I've been thinking about this matter, but I keep coming up with more questions than answers. I guess for starters, how many 5-inch/25 rounds were unloaded from USS Boise? Five hundred rounds sounds like a nice "round" figure for a damaged ship still very much in the danger zone, and very possibly would still have to fight for her survival (not necessarily relevant to the argument, but after touching in at Colombo and undergoing a month in dry dock in Bombay, Boise made her way back through the Indian Ocean to Oz, and to be sure, she could have replenished her 5-inch ammo in India). But, as a favorite columnist I enjoyed as an undergrad wrote as his signature expression, I digress.
However many rounds Boise felt safe in unloading in Tjilatjap thus impacted on the number loaded by Houston. In those 500 rounds, had the heavy cruiser taken 'em all, or most, or half, or whatever?
Just to recap quickly, Houston fired off 400-some deteriorated shells at Flores Sea, thus had room for at least 400 rounds in resupply. She loaded 500, so either unloaded another 100 junky rounds or so first, OR was overloaded by 100 rounds. In either event, she would be involved, generally speaking, in three actions where 5-inch fire was appropriate: (i) Against IJN aircraft in the Timor Sea on either Feb 15th or 16th, firing a maximum of 930 rounds; (ii) Against IJN aircraft in Soerabaja on Feb 25th, 26th, and a little on 27th, firing N rounds; (iii) Against IJN surface ships near Sunda Strait on Feb 28th/Mar 1st, firing 750 rounds. So she fired at least 1700 rounds and likely a deal more. One would assume--or at least would like to believe--that a great many more than 500 rounds of that 1700+ total were good and reliable projectiles, but how possible?
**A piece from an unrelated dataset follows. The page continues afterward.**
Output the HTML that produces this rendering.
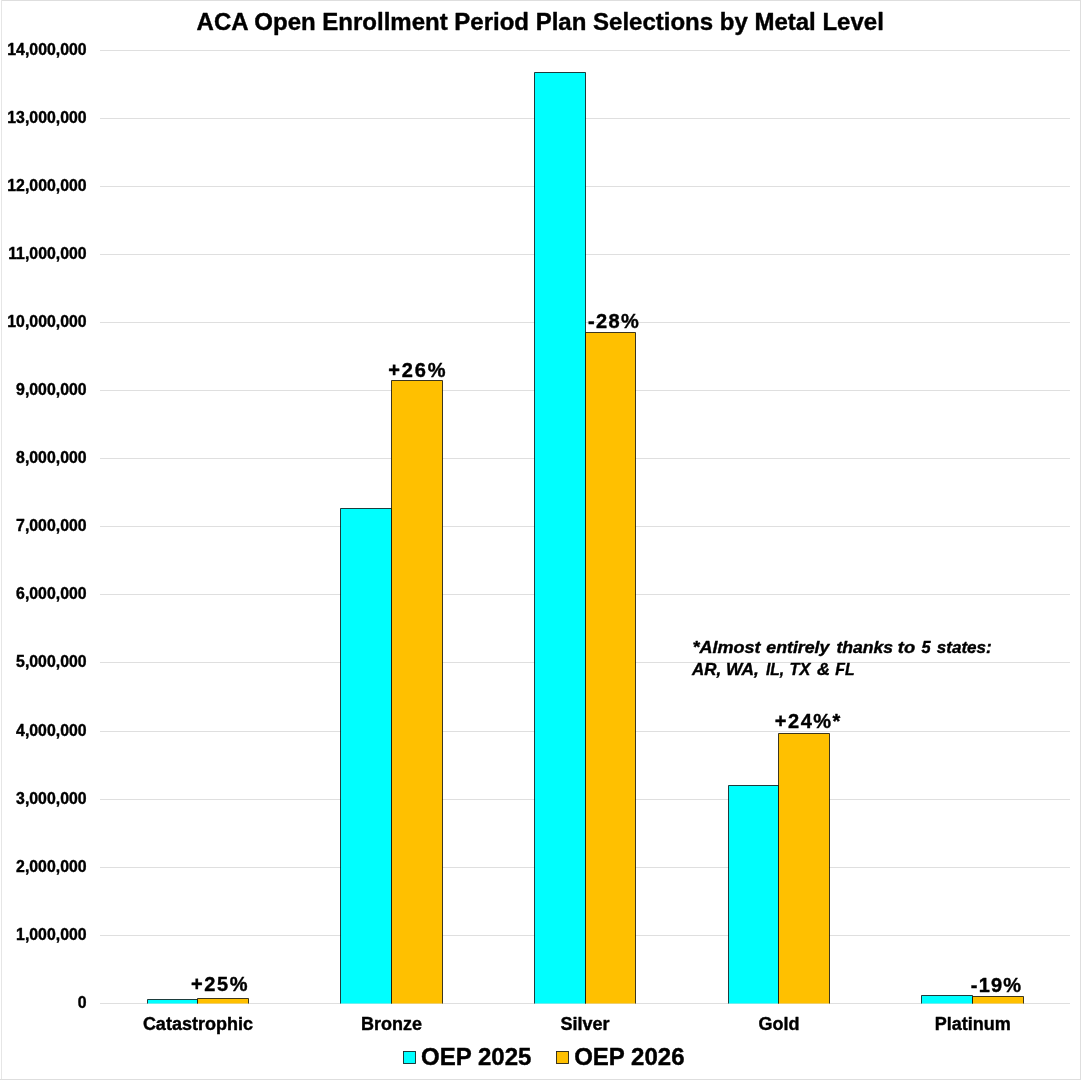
<!DOCTYPE html>
<html><head><meta charset="utf-8"><title>ACA Open Enrollment Period Plan Selections by Metal Level</title>
<style>
html,body{margin:0;padding:0;background:#fff;}
body{width:1081px;height:1080px;overflow:hidden;}
svg{display:block;}
text{font-family:"Liberation Sans",sans-serif;font-weight:bold;fill:#000;stroke:#000;stroke-width:0.4px;stroke-linejoin:round;}
.ax{font-size:15.85px;}
.cat{font-size:18px;}
.pct{font-size:20px;stroke-width:0.45px;}
.note{font-size:17px;font-style:italic;stroke-width:0.5px;}
.leg{font-size:24px;}
.title{font-size:24px;}
</style></head><body>
<svg width="1081" height="1080" viewBox="0 0 1081 1080">
<rect x="0" y="0" width="1081" height="1080" fill="#fff"/>
<g fill="#dedede"><rect x="1" y="0" width="1080" height="1"/><rect x="1" y="0" width="1" height="1080" fill="#e6e6e6"/><rect x="1080" y="0" width="1" height="1080"/><rect x="0" y="1079" width="1081" height="1"/></g>
<g fill="#dfdfdf">
<rect x="100" y="935" width="970" height="1"/>
<rect x="100" y="867" width="970" height="1"/>
<rect x="100" y="799" width="970" height="1"/>
<rect x="100" y="731" width="970" height="1"/>
<rect x="100" y="662" width="970" height="1"/>
<rect x="100" y="594" width="970" height="1"/>
<rect x="100" y="526" width="970" height="1"/>
<rect x="100" y="458" width="970" height="1"/>
<rect x="100" y="390" width="970" height="1"/>
<rect x="100" y="322" width="970" height="1"/>
<rect x="100" y="254" width="970" height="1"/>
<rect x="100" y="186" width="970" height="1"/>
<rect x="100" y="118" width="970" height="1"/>
<rect x="100" y="50" width="970" height="1"/>
</g>
<g class="ax" text-anchor="end">
<text x="86.6" y="1008">0</text>
<text x="86.6" y="940">1,000,000</text>
<text x="86.6" y="872">2,000,000</text>
<text x="86.6" y="804">3,000,000</text>
<text x="86.6" y="736">4,000,000</text>
<text x="86.6" y="667">5,000,000</text>
<text x="86.6" y="599">6,000,000</text>
<text x="86.6" y="531">7,000,000</text>
<text x="86.6" y="463">8,000,000</text>
<text x="86.6" y="395">9,000,000</text>
<text x="86.6" y="327">10,000,000</text>
<text x="86.6" y="259">11,000,000</text>
<text x="86.6" y="191">12,000,000</text>
<text x="86.6" y="123">13,000,000</text>
<text x="86.6" y="55">14,000,000</text>
</g>
<rect x="100" y="1003" width="970" height="1" fill="#dfdfdf"/>
<g stroke="rgba(0,0,0,0.85)" stroke-width="0.9">
<path d="M147.5 1003.5V999.5H197.5V1003.5" fill="#00ffff"/>
<path d="M197.5 1003.5V998.5H248.5V1003.5" fill="#ffc000"/>
<path d="M340.5 1003.5V508.5H391.5V1003.5" fill="#00ffff"/>
<path d="M391.5 1003.5V380.5H442.5V1003.5" fill="#ffc000"/>
<path d="M534.5 1003.5V72.5H585.5V1003.5" fill="#00ffff"/>
<path d="M585.5 1003.5V332.5H635.5V1003.5" fill="#ffc000"/>
<path d="M728.5 1003.5V785.5H778.5V1003.5" fill="#00ffff"/>
<path d="M778.5 1003.5V733.5H829.5V1003.5" fill="#ffc000"/>
<path d="M921.5 1003.5V995.5H972.5V1003.5" fill="#00ffff"/>
<path d="M972.5 1003.5V996.5H1023.5V1003.5" fill="#ffc000"/>
</g>
<g class="cat" text-anchor="middle">
<text x="197.9" y="1030">Catastrophic</text>
<text x="391.5" y="1030">Bronze</text>
<text x="585" y="1030">Silver</text>
<text x="779" y="1030">Gold</text>
<text x="972.8" y="1030">Platinum</text>
</g>
<g class="pct">
<text x="191.00" y="991.1" textLength="56.60" lengthAdjust="spacing">+25%</text>
<text x="388.20" y="377.3" textLength="57.40" lengthAdjust="spacing">+26%</text>
<text x="588.00" y="328.3" textLength="50.80" lengthAdjust="spacing">-28%</text>
<text x="774.80" y="727.9" textLength="65.60" lengthAdjust="spacing">+24%*</text>
<text x="970.80" y="992.3" textLength="50.30" lengthAdjust="spacing">-19%</text>
</g>
<g class="note">
<text y="653"><tspan x="692.44" textLength="68.00" lengthAdjust="spacingAndGlyphs">*Almost</tspan> <tspan x="766.31" textLength="63.07" lengthAdjust="spacingAndGlyphs">entirely</tspan> <tspan x="836.42" textLength="56.60" lengthAdjust="spacingAndGlyphs">thanks</tspan> <tspan x="897.79" textLength="17.32" lengthAdjust="spacingAndGlyphs">to</tspan> <tspan x="921.40" textLength="9.14" lengthAdjust="spacingAndGlyphs">5</tspan> <tspan x="936.76" textLength="55.04" lengthAdjust="spacingAndGlyphs">states:</tspan></text>
<text y="675"><tspan x="692.07" textLength="29.11" lengthAdjust="spacingAndGlyphs">AR,</tspan> <tspan x="726.08" textLength="32.67" lengthAdjust="spacingAndGlyphs">WA,</tspan> <tspan x="765.94" textLength="18.14" lengthAdjust="spacingAndGlyphs">IL,</tspan> <tspan x="789.53" textLength="20.76" lengthAdjust="spacingAndGlyphs">TX</tspan> <tspan x="816.95" textLength="13.03" lengthAdjust="spacingAndGlyphs">&amp;</tspan> <tspan x="835.34" textLength="19.29" lengthAdjust="spacingAndGlyphs">FL</tspan></text>
</g>
<text class="title" x="540.2" y="29.6" text-anchor="middle">ACA Open Enrollment Period Plan Selections by Metal Level</text>
<g stroke="rgba(0,0,0,0.85)" stroke-width="0.9"><rect x="403.5" y="1051.5" width="12" height="12" fill="#00ffff"/><rect x="556.5" y="1051.5" width="12" height="12" fill="#ffc000"/></g>
<g class="leg"><text x="421.1" y="1065">OEP 2025</text><text x="574.2" y="1065">OEP 2026</text></g>
</svg>
</body></html>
One Houston officer as an elderly man claimed that the ship had the opportunity to take on additional 5-inch/25 rounds, but the question does remain that of opportunity: WHERE and from WHAT SHIPS or WHAT PORTS (ammunition stores)? These questions should be answered if it's accepted that Houston managed to acquire additional reliable projectiles.
After departing Tjilatjap on some yet undetermined date, but probably around February 10th, Houston arrived at Darwin around the 13th, where she refueled and prepared to escort a troop convoy to Timor. How long she spent in port impacts on whether she had the opportunity to load ammunition. Returning to Darwin on the 18th and Tjilatjap on the 21st, the heavy cruiser was in and out of both ports fast, only refueling at both places. The last opportunity to take on more 5-inch ammunition was in Soerabaja beginning on the 25th, IF such ammo was stored there for American naval ships. As far as the possible source of 5-inch/25 ammo, it was not USS Langley (AV 3), because she was armed with four 5-inch/51 surface guns, firing different ammunition. Transport USS Chaumont (AP 5) had four 3-inch deck guns and had departed from Darwin at the end of January, but she could have unloaded 5-inch/25 ammunition in Darwin brought there as cargo. USS Pecos (AO 6), with four 5-inch guns of undetermined size, was in and out of Tjilatjap, and could be the best bet as a source of additional ammunition for Houston, I don't know.
But again, I digress. I don't know how many 5-inch rounds--broken down into AA, common shell, and starshell--could be stored in a Northampton class heavy cruiser.